REPUBLIKA.CO.ID, RIYADH -- Para petugas kepolisian Arab Saudi pada Sabtu (9/11) bentrok dengan pekerja migran di sebuah distrik miskin ibu kota dan menyebabkan dua orang tewas. Peristiwa tersebut terjadi hampir satu pekan setelah kepolisian negara tersebut melakukan razia visa terhadap para pekerja asing.
Ribuan orang ditangkap dan satu pekerja migran terbunuh dalam razia tersebut. Pasukan keamanan menggunakan gas air mata dan tongkat untuk membubarkan kerumunan pekerja yang melempar bebatuan ke arah polisi dan mobil-mobilnya. "Satu orang yang tewas dalam bentrokan tersebut berkewarganegaraan Arab Saudi sementara seorang lainnya belum dapat diidentifikasi," kata pihak kepolisian dalam sebuah pernyataan tertulis pada Sabtu (9/11) malam.
Sebanyak 561 orang yang diduga terlibat dalam kerusuhan ditangkap dan 68 orang dinyatakan terluka. Sebagian besar pekerja migran yang terlibat dalam bentrokan tersebut diduga berasal dari benua Afrika.

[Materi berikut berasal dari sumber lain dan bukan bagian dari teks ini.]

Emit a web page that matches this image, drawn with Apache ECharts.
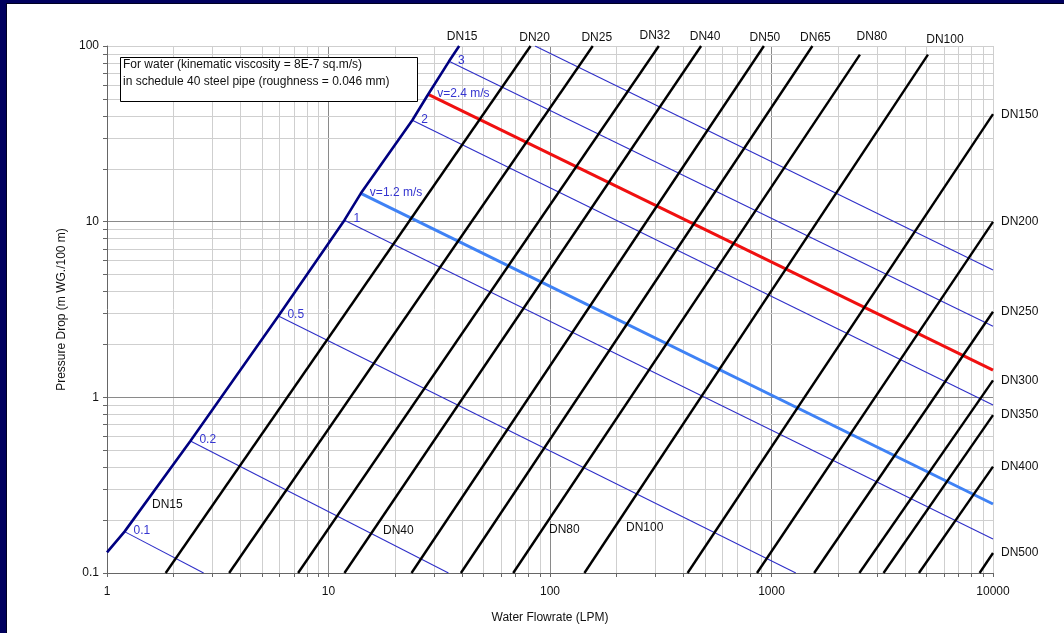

Sebelumnya pemerintah Arab Saudi menyatakan tidak akan membiarkan para pekerja asing yang melanggar peraturan visa dengan bekerja di perusahaan yang tidak mensponsori kedatangan mereka ke negara produsen minyak terbesar di dunia tersebut. Tujuan dari razia visa tersebut adalah untuk menghentikan praktik jual beli pekerja murah yang ilegal, mengurangi jumlah pekerja asing dan memberi kesempatan pada warga lokal untuk bekerja di sektor rumah tangga.
Razia tersebut dilakukan setelah amnesti tujuh bulan yang diberikan pemerintah Arab Saudi bagi pekerja migran untuk memperbaharui status visa berakhir pada Senin (4/11) lalu. Dalam masa amnesti tersebut, para pekerja asing yang melanggar aturan visa juga diperbolehkan untuk meninggalkan Arab Saudi.
Pada Rabu (6/11) lalu, seorang warga Ethiopia terbunuh saat dia berusaha merebut pistol dari tangan polisi yang sedang melakukan razia, seperti dilaporkan surat kabar Arab News, Jumat (8/11). Sebagian besar dari mereka yang tertangkap diperkirakan akan dideportasi dan kembali ke negara asal.
Banyak para ekspatriat tersebut mengatakan mereka tidak dapat memanfaatkan amnesti karena rumitnya birokrasi di Arab Saudi dan adanya ketidak-sepahaman dengan perusahaan sponsor. Di sejumlah jalan pemukiman miskin Riyadh, para warga Arab Saudi banyak yang terlihat membawa pisau untuk melindungi harta mereka.